Question 2: What neighborhoods in North Brooklyn are you familiar with?
“I’ve been working in the Graham Avenue section for over six years: three years at the college and almost three years in my ED role at Graham Avenue BID. My work at the BID is somewhat of a passion project, a way for me to give back to an area near where I was raised. I have fond memories of shopping on Graham Avenue and the Moore St Market (La Marqueta) when I was a kid.
Question 3: When did you begin to take an active role in the community?
“[As executive director of the BID] I am focused on revitalizing the Graham Ave commercial district in the face of many challenges it has faced for a number of years.”
Question 4: How has North Brooklyn changed you?
“Working closely with the residents and merchants of the district, it’s made me appreciate even more the importance of community, and this has motivated me to stay focused on “growing businesses and community together in new directions”, which is the tagline of sorts that guides our work at the BID.
Question 5: What would you most like to say to new people moving into the community?
“Give the neighborhood’s people and community a chance to develop positively by getting involved and engaged with your neighbors and the community initiatives.”
Question 6: What is something you’d like to see in the neighborhood in 5–10 years?
“I’d like to see a stable, multi-ethnic neighborhood in which families can be raised and local shopping survives and thrives to meet the needs of the community. I would like to see an evolving retail landscape that has changed and survived the “retail apocalypse,” but without the displacement that can easily happen if people aren’t paying attention.”
Question 7: What about this community makes you proud to work here?

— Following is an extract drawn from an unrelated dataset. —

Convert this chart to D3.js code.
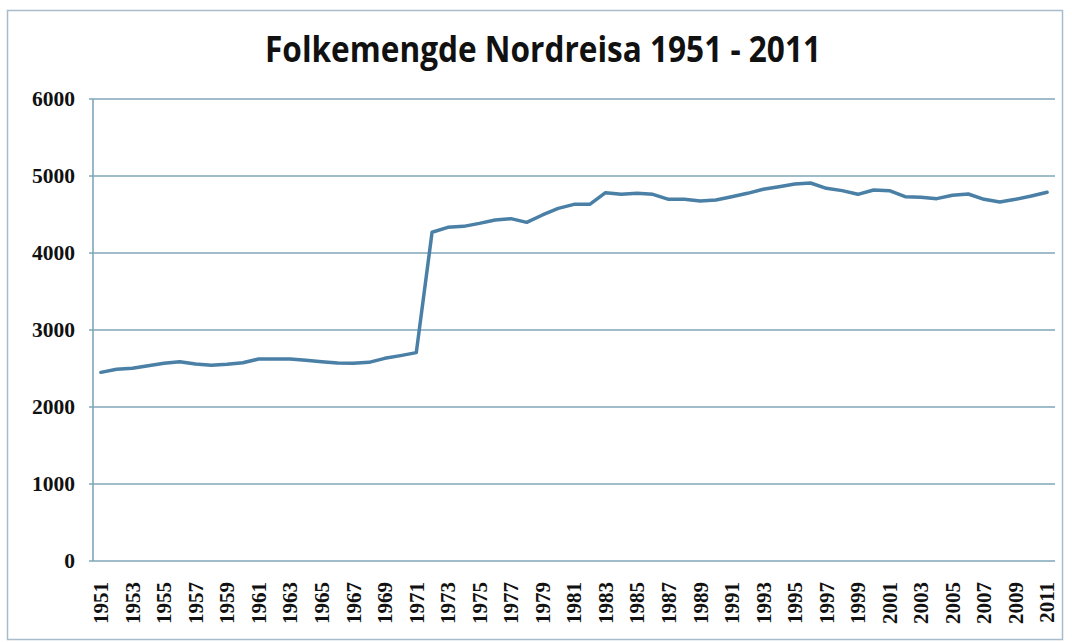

“I like that this community (Graham Ave BID section of Williamsburg) has kept its identity as the “Avenue of Puerto Rico” and remains a cultural draw to people from outside the neighborhood. Many of the initiatives the BID is involved in, is to beautify the area and attract more shoppers and visitors. Like the newly installed tree guards and planting flowers in around the trees; we’ve just completed in 28 tree pits in our commercial corridor. We [had] a group of 20 NYU student volunteers organized by Big Reuse to support the BID’s tree bed clean-up project.”
We are also working to make it safer, by introducing our mobile app: Reportit.”
This app when downloaded and entering the code: GRAHAMAVEBID allows the user to select quality of life issues (like sanitation issues, a person in need of assistance, graffiti, shoplifting, offering suggestions to the BID, etc.) to report for improvement that can be addressed more quickly than 311.
“I’d get an early warning and could triage to an agency that can get something done quickly. [This app isn’t for 911 issues.] The win for this is to get people engaged and participate in the community. It’s a [convenient] neighborhood safety-watch tool to help us report on and stay aware of what’s going on in the area.”
There is no tracking or collection of personal data. For those who choose to include contact info with a reported incident they are entered for a chance to win a $25 Graham Avenue Community e-gift Card.
Another of the Graham Avenue BID’s initiatives is, “our recently launched Cook Street Commons initiative – over six Saturdays this summer – aims at helping the BID play a role in building and growing community for residents and the extended neighborhood.”
Question 8: Name a place in North Brooklyn that brings you joy, and why?
“The Moore Street Market continues to bring me joy as I remember my experiences visiting it with my family as a child and reflecting on what it has meant to my identity as a Hispanic New Yorker.”